Die CDU mit 22,8 Prozent stärkste Partei in Berlin hat ihren Stimmanteil leicht von 22,0 auf 22,8 Prozent erhöhen können. Allerdings verlor die traditionell im Westteil stärker verankerte Union Stimmen (von 27,9 auf 27,0 Prozent), während sie im Ostteil ihren Anteil von 13,6 auf 16,8 Prozent steigern konnte. 2005 konnte die CDU nur in Steglitz-Zehlendorf die relative Zweitstimmenmehrheit erreichen, am Sonntag gelang ihr das in allen westlichen Bezirken. Das beste Ergebnis erzielte die CDU in Reinickendorf (33 Prozent), ihr berlinweit schlechtestes Ergebnis mit 11,2 Prozent in Friedrichshain-Kreuzberg.
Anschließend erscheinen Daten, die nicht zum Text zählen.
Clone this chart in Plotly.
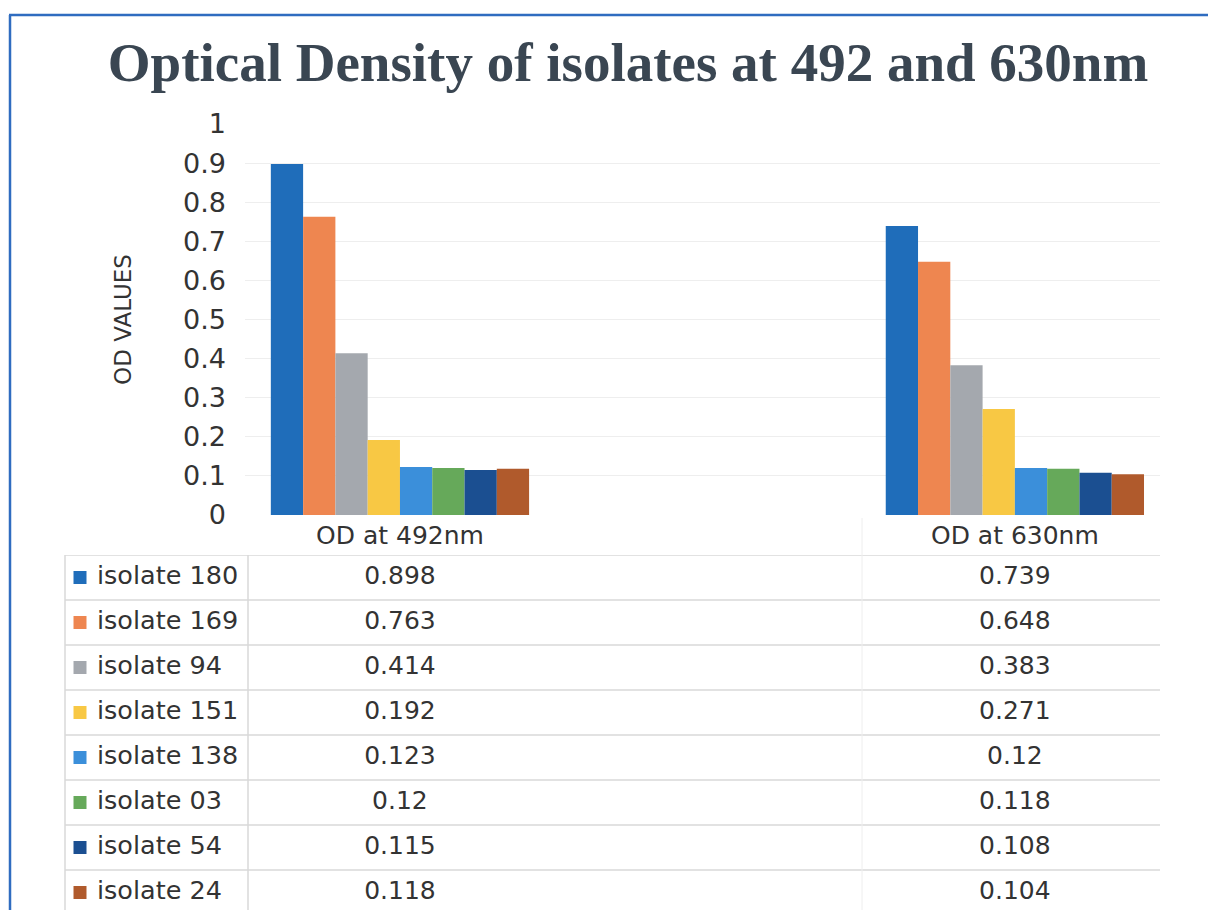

In Gebieten mit einem hohen Anteil älterer Menschen schnitt die CDU traditionell gut ab.

Die Linke wurde mit 20,2 zweitstärkste Partei und liegt noch vor der SPD, weil sie bei gleichem Prozentsatz mehr Zweitstimmen erhalten hat. Seit 1990 ist das ihr bestes Berliner Bundestagsergebnis. Von allen Bundestagsparteien hat die Linke im Vergleich zu 2005 den größten Zuwachs sowohl im Ostteil (29,5 auf 33,8 Prozent) als auch im Westteil (7,2 auf 10,8 Prozent) erzielt. Ihr bestes Ergebnis hatte die Linke in ihrer Hochburg Lichtenberg, wo sie seit 2005 ihren Stimmanteil noch einmal um fast sechs Prozentpunkte auf 41,2 Prozent steigern konnte. Das schlechteste Ergebnis erzielte die Partei in Steglitz-Zehlendorf mit 7,2 Prozent. Anders als die SPD war die Linke gerade in Gebieten mit einem hohen Anteil von Hartz-IV-Empfängern überdurchschnittlich erfolgreich – und zwar in Ost und West.

Die Grünen erzielten mit 17,4 Prozent einen Zuwachs von 2,8 Prozentpunkten seit 2005 und damit ihr bislang bestes Ergebnis seit 2002. Im Westteil kamen sie auf fast 20 Prozent. Bei dieser Bundestagswahl konnte die Partei in allen Berliner Bezirken Zugewinne verzeichnen. In Friedrichshain-Kreuzberg (29,2 Prozent) und Mitte (22,1 Prozent) errangen die Grünen die relative Mehrheit der Stimmen. Das schlechteste Ergebnis hatten sie in Marzahn-Hellersdorf (7,0 Prozent). Überdurchschnittlich schnitt die Partei in Gebieten mit einem höheren Anteil der 30- bis 60-Jährigen ab.

Auch die FDP hat seit 2005 (8,5 Prozent) deutlich zugelegt und kam mit 11,5 Prozent erstmals in Berlin über zehn Prozent. Sie steigerte ihren Stimmanteil sowohl im Ost- als auch im Westteil. Wie schon 2005 schnitt die FDP am besten in Steglitz-Zehlendorf mit 16,9 Prozent Stimmanteil ab, gefolgt von Charlottenburg-Wilmersdorf und Reinickendorf mit mehr als 15 Prozent. Ihr schlechtestes Ergebnis hatten die Liberalen mit 5,9 Prozent in Friedrichshain-Kreuzberg. Punkten konnte die Partei in Gebieten mit guter Wohnlage.